DATASET EXCERPT>
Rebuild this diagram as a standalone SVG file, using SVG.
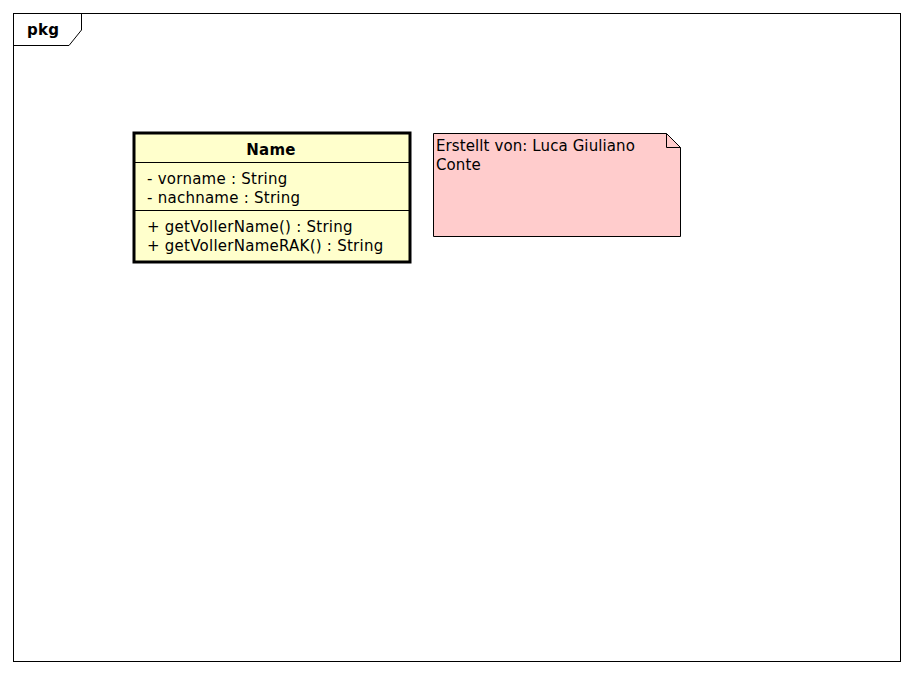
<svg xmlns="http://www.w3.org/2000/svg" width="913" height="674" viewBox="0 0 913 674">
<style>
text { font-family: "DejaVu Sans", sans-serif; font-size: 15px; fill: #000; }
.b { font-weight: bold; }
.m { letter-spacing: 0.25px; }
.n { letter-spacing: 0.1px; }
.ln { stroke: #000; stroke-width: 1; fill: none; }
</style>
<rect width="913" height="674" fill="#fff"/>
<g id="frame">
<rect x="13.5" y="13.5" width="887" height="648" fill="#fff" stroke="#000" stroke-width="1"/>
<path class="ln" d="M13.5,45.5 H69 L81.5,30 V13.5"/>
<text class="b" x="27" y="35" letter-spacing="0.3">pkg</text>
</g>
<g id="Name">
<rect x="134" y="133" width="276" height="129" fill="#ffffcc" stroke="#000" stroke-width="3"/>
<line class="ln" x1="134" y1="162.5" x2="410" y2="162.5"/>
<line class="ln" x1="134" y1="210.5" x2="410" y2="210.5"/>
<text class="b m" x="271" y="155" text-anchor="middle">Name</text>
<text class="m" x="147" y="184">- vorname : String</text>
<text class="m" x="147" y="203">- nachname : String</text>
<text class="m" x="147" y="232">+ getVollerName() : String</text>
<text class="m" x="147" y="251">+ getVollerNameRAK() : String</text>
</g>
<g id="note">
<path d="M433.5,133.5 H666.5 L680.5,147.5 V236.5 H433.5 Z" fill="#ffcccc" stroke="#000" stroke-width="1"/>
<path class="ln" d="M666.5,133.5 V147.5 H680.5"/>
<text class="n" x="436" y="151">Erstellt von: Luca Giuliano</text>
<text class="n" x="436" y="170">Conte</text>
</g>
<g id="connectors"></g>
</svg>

WRITTEN PROBLEM>
Your task is to repeat the data above exactly while excluding the pictures.

THE SOLUTION>
Rebuild this diagram as a standalone SVG file, using SVG.
<svg xmlns="http://www.w3.org/2000/svg" width="913" height="674" viewBox="0 0 913 674">
<style>
text { font-family: "DejaVu Sans", sans-serif; font-size: 15px; fill: #000; }
.b { font-weight: bold; }
.m { letter-spacing: 0.25px; }
.n { letter-spacing: 0.1px; }
.ln { stroke: #000; stroke-width: 1; fill: none; }
</style>
<rect width="913" height="674" fill="#fff"/>
<g id="frame">
<rect x="13.5" y="13.5" width="887" height="648" fill="#fff" stroke="#000" stroke-width="1"/>
<path class="ln" d="M13.5,45.5 H69 L81.5,30 V13.5"/>
<text class="b" x="27" y="35" letter-spacing="0.3">pkg</text>
</g>
<g id="Name">
<rect x="134" y="133" width="276" height="129" fill="#ffffcc" stroke="#000" stroke-width="3"/>
<line class="ln" x1="134" y1="162.5" x2="410" y2="162.5"/>
<line class="ln" x1="134" y1="210.5" x2="410" y2="210.5"/>
<text class="b m" x="271" y="155" text-anchor="middle">Name</text>
<text class="m" x="147" y="184">- vorname : String</text>
<text class="m" x="147" y="203">- nachname : String</text>
<text class="m" x="147" y="232">+ getVollerName() : String</text>
<text class="m" x="147" y="251">+ getVollerNameRAK() : String</text>
</g>
<g id="note">
<path d="M433.5,133.5 H666.5 L680.5,147.5 V236.5 H433.5 Z" fill="#ffcccc" stroke="#000" stroke-width="1"/>
<path class="ln" d="M666.5,133.5 V147.5 H680.5"/>
<text class="n" x="436" y="151">Erstellt von: Luca Giuliano</text>
<text class="n" x="436" y="170">Conte</text>
</g>
<g id="connectors"></g>
</svg>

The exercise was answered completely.